• **Exercise goal**: State how many lines in the records hold the word "this", giving the number and no other text.

════

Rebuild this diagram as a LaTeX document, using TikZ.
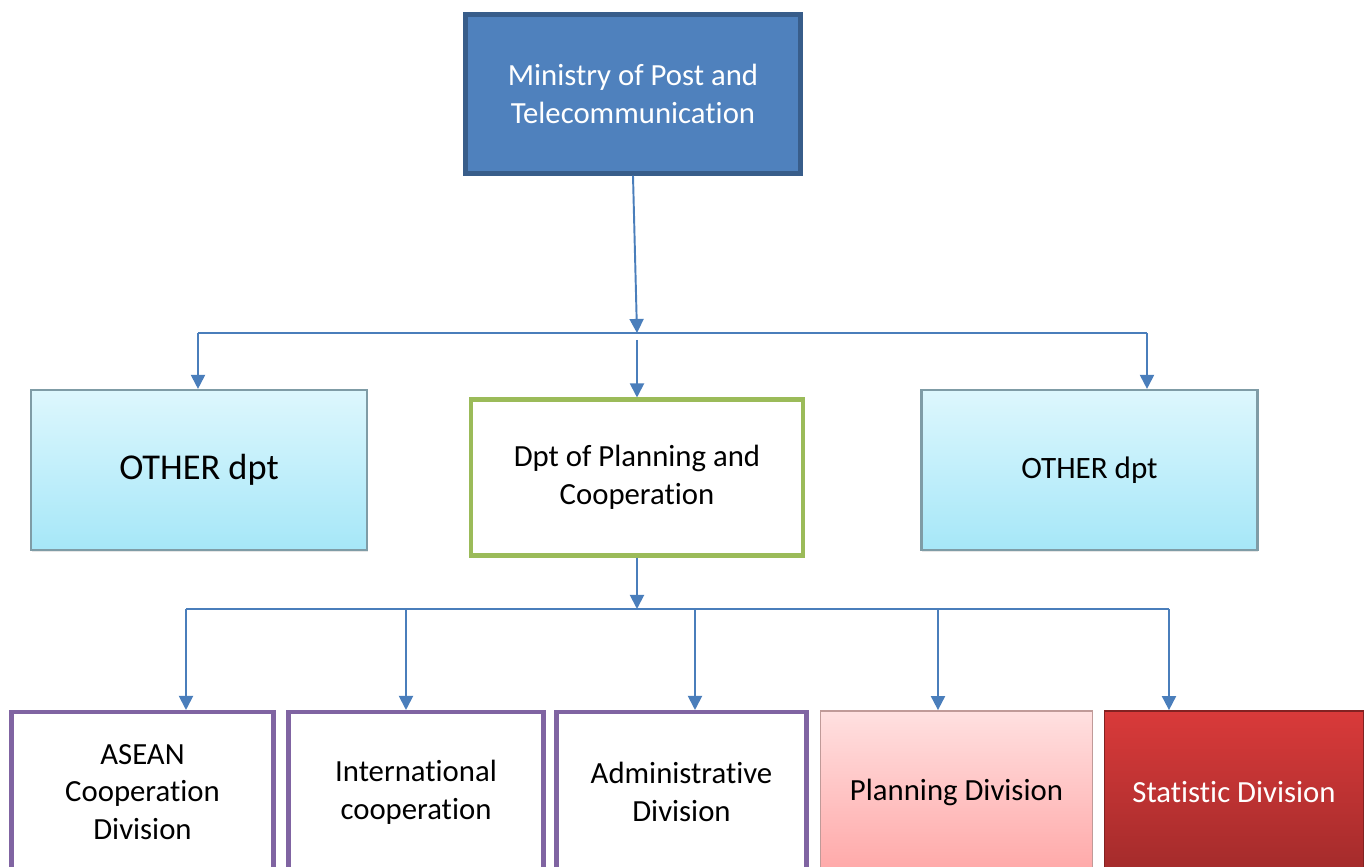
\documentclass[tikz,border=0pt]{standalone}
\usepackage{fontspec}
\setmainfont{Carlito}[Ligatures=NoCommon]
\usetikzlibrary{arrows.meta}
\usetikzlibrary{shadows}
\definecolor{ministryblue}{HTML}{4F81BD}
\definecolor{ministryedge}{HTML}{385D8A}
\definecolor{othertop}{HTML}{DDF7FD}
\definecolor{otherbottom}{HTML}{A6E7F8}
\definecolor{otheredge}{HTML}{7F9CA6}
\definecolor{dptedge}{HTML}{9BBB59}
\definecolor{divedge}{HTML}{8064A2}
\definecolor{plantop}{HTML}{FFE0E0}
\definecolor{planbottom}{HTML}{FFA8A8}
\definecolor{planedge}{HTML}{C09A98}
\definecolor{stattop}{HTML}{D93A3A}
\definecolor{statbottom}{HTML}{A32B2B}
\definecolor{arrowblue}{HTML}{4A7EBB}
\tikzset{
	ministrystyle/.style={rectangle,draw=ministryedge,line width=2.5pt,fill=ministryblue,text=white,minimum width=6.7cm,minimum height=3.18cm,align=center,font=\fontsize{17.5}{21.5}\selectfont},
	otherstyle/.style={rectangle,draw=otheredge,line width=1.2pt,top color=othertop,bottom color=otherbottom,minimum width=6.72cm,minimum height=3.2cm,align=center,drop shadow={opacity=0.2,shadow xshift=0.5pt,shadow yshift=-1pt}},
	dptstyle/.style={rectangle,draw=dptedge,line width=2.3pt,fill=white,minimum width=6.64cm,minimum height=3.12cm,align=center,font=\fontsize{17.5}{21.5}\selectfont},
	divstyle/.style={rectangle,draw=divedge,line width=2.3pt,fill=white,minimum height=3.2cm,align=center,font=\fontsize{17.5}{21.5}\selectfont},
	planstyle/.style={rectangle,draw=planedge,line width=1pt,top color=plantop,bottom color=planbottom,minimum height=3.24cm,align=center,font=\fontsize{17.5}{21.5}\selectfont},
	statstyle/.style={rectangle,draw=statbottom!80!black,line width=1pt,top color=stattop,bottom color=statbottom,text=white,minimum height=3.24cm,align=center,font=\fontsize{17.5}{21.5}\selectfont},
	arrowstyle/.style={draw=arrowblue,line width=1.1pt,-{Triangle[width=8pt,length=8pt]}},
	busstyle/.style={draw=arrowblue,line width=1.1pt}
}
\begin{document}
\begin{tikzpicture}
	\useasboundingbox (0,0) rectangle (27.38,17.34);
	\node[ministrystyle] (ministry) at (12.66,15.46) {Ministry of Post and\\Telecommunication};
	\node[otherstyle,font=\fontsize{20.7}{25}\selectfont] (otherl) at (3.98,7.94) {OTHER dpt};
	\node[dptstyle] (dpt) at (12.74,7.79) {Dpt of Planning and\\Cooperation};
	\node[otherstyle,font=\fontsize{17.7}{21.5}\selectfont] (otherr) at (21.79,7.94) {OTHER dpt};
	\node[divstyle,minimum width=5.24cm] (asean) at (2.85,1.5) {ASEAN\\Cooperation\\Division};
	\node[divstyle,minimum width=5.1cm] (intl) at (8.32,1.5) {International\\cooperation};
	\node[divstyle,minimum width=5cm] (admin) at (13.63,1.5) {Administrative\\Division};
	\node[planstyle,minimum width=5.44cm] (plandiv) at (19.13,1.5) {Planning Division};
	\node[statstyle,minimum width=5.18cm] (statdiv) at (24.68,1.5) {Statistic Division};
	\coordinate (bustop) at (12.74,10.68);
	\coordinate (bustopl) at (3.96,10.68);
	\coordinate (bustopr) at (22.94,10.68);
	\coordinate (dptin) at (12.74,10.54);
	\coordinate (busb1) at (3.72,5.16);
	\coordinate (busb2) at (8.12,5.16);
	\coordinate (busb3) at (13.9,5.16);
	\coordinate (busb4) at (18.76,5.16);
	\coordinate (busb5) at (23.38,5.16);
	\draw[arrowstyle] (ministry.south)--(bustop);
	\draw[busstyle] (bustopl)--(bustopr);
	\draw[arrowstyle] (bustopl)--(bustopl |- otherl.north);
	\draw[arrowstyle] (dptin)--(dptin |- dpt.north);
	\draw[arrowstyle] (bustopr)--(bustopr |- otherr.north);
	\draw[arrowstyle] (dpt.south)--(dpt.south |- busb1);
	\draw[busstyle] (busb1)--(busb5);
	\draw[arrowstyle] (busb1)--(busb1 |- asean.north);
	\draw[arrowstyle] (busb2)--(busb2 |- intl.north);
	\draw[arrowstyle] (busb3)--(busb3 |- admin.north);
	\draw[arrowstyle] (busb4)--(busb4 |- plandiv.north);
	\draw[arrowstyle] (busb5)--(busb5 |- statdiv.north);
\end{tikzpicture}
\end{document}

════

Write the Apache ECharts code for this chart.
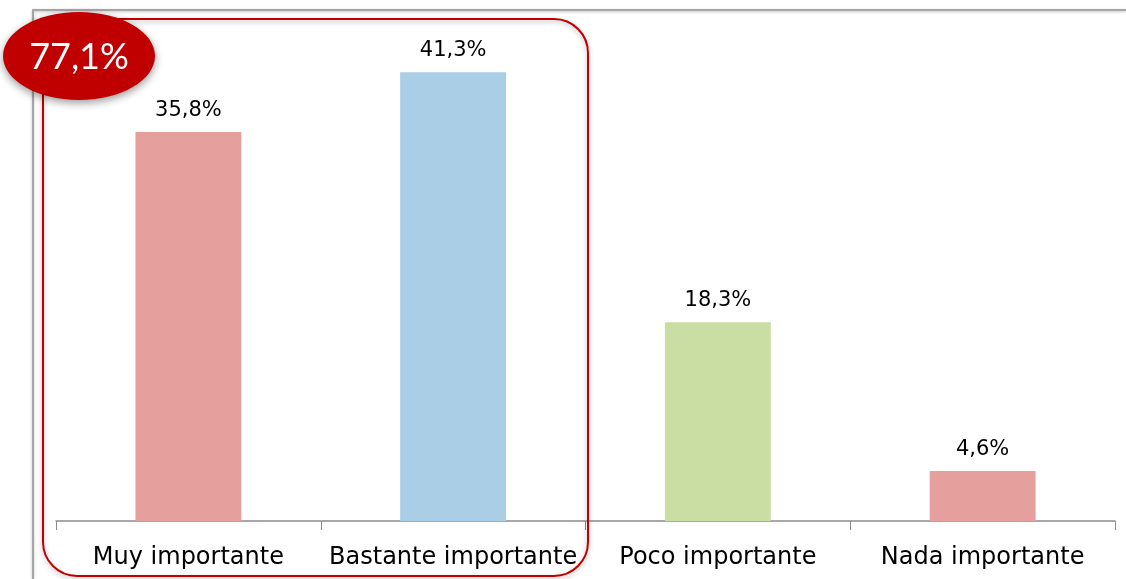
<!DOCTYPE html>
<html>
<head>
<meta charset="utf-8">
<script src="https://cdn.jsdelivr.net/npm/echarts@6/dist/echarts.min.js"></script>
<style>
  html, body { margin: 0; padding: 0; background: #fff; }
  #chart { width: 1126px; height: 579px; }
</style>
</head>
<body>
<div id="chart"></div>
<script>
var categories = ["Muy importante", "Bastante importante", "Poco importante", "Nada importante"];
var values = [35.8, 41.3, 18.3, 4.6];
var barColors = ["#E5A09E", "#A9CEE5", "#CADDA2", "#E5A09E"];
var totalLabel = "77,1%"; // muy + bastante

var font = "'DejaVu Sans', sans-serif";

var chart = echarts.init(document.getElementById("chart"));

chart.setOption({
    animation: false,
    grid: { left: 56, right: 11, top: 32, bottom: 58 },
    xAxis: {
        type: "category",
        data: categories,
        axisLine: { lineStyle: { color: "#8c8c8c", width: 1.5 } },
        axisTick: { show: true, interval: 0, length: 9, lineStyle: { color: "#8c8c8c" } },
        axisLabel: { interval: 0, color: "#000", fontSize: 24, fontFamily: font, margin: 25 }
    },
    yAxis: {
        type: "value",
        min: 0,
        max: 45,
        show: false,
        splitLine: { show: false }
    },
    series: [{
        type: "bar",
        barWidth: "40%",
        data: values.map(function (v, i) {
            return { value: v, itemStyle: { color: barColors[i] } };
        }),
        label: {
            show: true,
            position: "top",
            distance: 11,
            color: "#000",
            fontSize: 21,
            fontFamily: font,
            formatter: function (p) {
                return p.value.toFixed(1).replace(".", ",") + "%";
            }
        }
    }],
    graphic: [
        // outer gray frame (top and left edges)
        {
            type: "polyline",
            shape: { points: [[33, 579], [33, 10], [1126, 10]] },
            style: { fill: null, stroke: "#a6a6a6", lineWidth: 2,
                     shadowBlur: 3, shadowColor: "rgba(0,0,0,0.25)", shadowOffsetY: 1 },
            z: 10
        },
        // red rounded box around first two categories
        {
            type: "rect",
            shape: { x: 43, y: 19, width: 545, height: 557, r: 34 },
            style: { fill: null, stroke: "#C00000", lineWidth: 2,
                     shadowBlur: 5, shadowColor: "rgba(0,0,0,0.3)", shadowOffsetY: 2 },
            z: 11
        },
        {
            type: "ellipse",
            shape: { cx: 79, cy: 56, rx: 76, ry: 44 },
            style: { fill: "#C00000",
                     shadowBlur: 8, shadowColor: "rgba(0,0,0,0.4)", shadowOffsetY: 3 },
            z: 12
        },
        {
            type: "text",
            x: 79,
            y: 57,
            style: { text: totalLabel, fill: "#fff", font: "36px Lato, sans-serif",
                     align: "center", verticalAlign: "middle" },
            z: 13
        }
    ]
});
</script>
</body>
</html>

════

• **Complete answer**: 2